### [SET EXERCISE]
Without the pictures, output the lines of the material from the very first through the one that holds "14.3, 12.8, 12.2]".
■ ■ ■ ■ ■ ■ ■
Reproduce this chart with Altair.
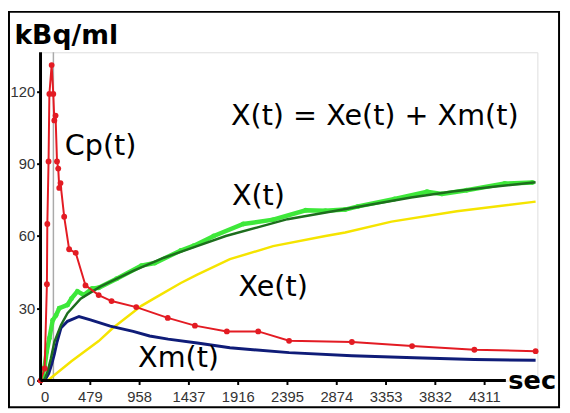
import altair as alt
import pandas as pd

# ---- data ----
cp_t = [0, 40, 62, 66, 78, 86, 108, 124, 134, 146, 160, 172, 182, 194, 230, 278, 342, 437, 565, 690, 930, 1236, 1500, 1810, 2115, 2415, 3025, 3610, 4215, 4810]
cp_v = [0, 5, 40, 65, 91, 119, 131, 119, 108, 110, 91, 88, 80, 82, 68, 54.5, 53, 39.5, 35.5, 33, 30.5, 26, 22.8, 20.4, 20.4, 16.5, 16, 14.3, 12.8, 12.2]

xobs_t = [0, 20, 38, 60, 86, 118, 150, 182, 262, 300, 358, 421, 501, 565, 740, 980, 1110, 1363, 1490, 1683, 1970, 2260, 2577, 2768, 2960, 3085, 3440, 3755, 3900, 4140, 4510, 4780]
xobs_v = [0, 2, 5.3, 12, 17.6, 25, 27, 30, 31.4, 34, 37, 35.5, 38.2, 38.5, 42.3, 47.7, 48.8, 54, 56, 60, 65, 66.8, 70.7, 70.5, 71, 72.3, 75.4, 78.4, 77.5, 79, 81.8, 82.2]

xfit_t = [0, 40, 70, 100, 134, 198, 262, 390, 580, 900, 1200, 1500, 1800, 2100, 2400, 2800, 3200, 3600, 4000, 4400, 4810]
xfit_v = [0, 0.5, 4, 9, 16, 23, 28, 34, 39, 45.5, 51, 55.5, 60, 63.5, 67, 70, 73, 76, 78.5, 80.5, 82.3]

xe_t = [0, 70, 300, 565, 700, 980, 1100, 1363, 1523, 1840, 2260, 2768, 2960, 3410, 4045, 4810]
xe_v = [0, 0, 8, 16.4, 21.7, 31, 34, 40.5, 44, 50.4, 55.8, 60, 61.5, 66, 70.3, 74.3]

xm_t = [0, 40, 80, 110, 134, 160, 198, 262, 374, 485, 677, 900, 1060, 1240, 1523, 1840, 2415, 3025, 3630, 4215, 4810]
xm_v = [0, 0, 3, 7, 11, 16, 21.8, 24.6, 26.6, 25.2, 22.6, 20.4, 18.5, 17.2, 15.6, 13.6, 11.6, 10.3, 9.5, 8.7, 8.4]

x_ticks = [0, 479, 958, 1437, 1916, 2395, 2874, 3353, 3832, 4311]
y_ticks = [0, 30, 60, 90, 120]

label_text = ["Cp(t)", "X(t) = Xe(t) + Xm(t)", "X(t)", "Xe(t)", "Xm(t)"]
label_t = [584, 3247, 2117, 2260, 1341]
label_v = [97.4, 109.7, 76.5, 38.9, 9.4]

bolus_t = [125]

X_MAX = 4827
Y_MAX = 136.3
X_AXIS_END = 4521

# ---- tables ----
def df(t, v):
    return pd.DataFrame({"t": t, "v": v})

cp = df(cp_t, cp_v)
xobs = df(xobs_t, xobs_v)
xfit = df(xfit_t, xfit_v)
xe = df(xe_t, xe_v)
xm = df(xm_t, xm_v)
labels = pd.DataFrame({"text": label_text, "t": label_t, "v": label_v})

LABEL_FONT = "DejaVu Sans, sans-serif"

x_enc = alt.X(
    "t:Q",
    scale=alt.Scale(domain=[0, X_MAX], nice=False, zero=False),
    axis=alt.Axis(
        values=x_ticks, format="d", domain=False, grid=False, ticks=True, tickColor="black",
        tickWidth=2, tickSize=4, labelFontSize=15, labelColor="#333",
        labelFont="Liberation Sans, Arial, sans-serif", labelPadding=5,
        title="sec", titleFont=LABEL_FONT, titleFontSize=26, titleFontWeight="bold",
        titleColor="black", titleAlign="left", titleBaseline="alphabetic",
        titleX=474, titleY=8, titleAnchor="start",
    ),
)
y_enc = alt.Y(
    "v:Q",
    scale=alt.Scale(domain=[0, Y_MAX], nice=False, zero=False),
    axis=alt.Axis(
        values=y_ticks, format="d", domain=False, grid=False, ticks=True, tickColor="black",
        tickWidth=2, tickSize=4, labelFontSize=15, labelColor="#333",
        labelFont="Liberation Sans, Arial, sans-serif", labelPadding=2,
        title="kBq/ml", titleFont=LABEL_FONT, titleFontSize=27, titleFontWeight="bold",
        titleColor="black", titleAngle=0, titleAlign="left", titleBaseline="alphabetic",
        titleX=-27, titleY=-9,
    ),
)

axis_x_df = pd.DataFrame({"t": [0], "t2": [X_AXIS_END], "v": [0]})
axis_y_df = pd.DataFrame({"t": [0], "v": [0], "v2": [Y_MAX]})
bolus_df = pd.DataFrame({"t": bolus_t, "v": [0], "v2": [Y_MAX]})

bolus = alt.Chart(bolus_df).mark_rule(color="#aaaaaa", strokeWidth=1.5).encode(
    x=x_enc, y=y_enc, y2="v2:Q")

xe_line = alt.Chart(xe).mark_line(color="#f5e400", strokeWidth=2.5).encode(x=x_enc, y=y_enc)
xm_line = alt.Chart(xm).mark_line(color="#0f1c78", strokeWidth=3).encode(x=x_enc, y=y_enc)
xobs_line = alt.Chart(xobs).mark_line(
    color="#3ee83a", strokeWidth=4.5,
    point=alt.OverlayMarkDef(filled=True, size=25, color="#3ee83a"),
).encode(x=x_enc, y=y_enc)
xfit_line = alt.Chart(xfit).mark_line(color="#1d6e1d", strokeWidth=2.5).encode(x=x_enc, y=y_enc)
cp_line = alt.Chart(cp).mark_line(
    color="#e31b23", strokeWidth=2,
    point=alt.OverlayMarkDef(filled=True, size=35, color="#e31b23"),
).encode(x=x_enc, y=y_enc)

x_axis_line = alt.Chart(axis_x_df).mark_rule(color="black", strokeWidth=3).encode(
    x=x_enc, x2="t2:Q", y=y_enc)
y_axis_line = alt.Chart(axis_y_df).mark_rule(color="black", strokeWidth=3).encode(
    x=x_enc, y=y_enc, y2="v2:Q")

text = alt.Chart(labels).mark_text(
    font=LABEL_FONT, fontSize=29, color="black", align="center", baseline="middle"
).encode(x=x_enc, y=y_enc, text="text:N")

frame = alt.Chart(axis_x_df).mark_rect(
    filled=False, stroke="black", strokeWidth=2
).encode(x=alt.value(-32), x2=alt.value(526), y=alt.value(-41), y2=alt.value(360))

chart = alt.layer(
    frame, bolus, xe_line, xm_line, xobs_line, xfit_line, cp_line,
    x_axis_line, y_axis_line, text,
).properties(
    width=504, height=333,
    autosize=alt.AutoSizeParams(type="none"),
    padding={"left": 33, "top": 42, "right": 25, "bottom": 30},
).configure_view(stroke=None).configure(background="white")

chart.save("out.html", embed_options={"renderer": "svg", "actions": False})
■ ■ ■ ■ ■ ■ ■
### [CORRECT ANSWER]
Reproduce this chart with Altair.
import altair as alt
import pandas as pd

# ---- data ----
cp_t = [0, 40, 62, 66, 78, 86, 108, 124, 134, 146, 160, 172, 182, 194, 230, 278, 342, 437, 565, 690, 930, 1236, 1500, 1810, 2115, 2415, 3025, 3610, 4215, 4810]
cp_v = [0, 5, 40, 65, 91, 119, 131, 119, 108, 110, 91, 88, 80, 82, 68, 54.5, 53, 39.5, 35.5, 33, 30.5, 26, 22.8, 20.4, 20.4, 16.5, 16, 14.3, 12.8, 12.2]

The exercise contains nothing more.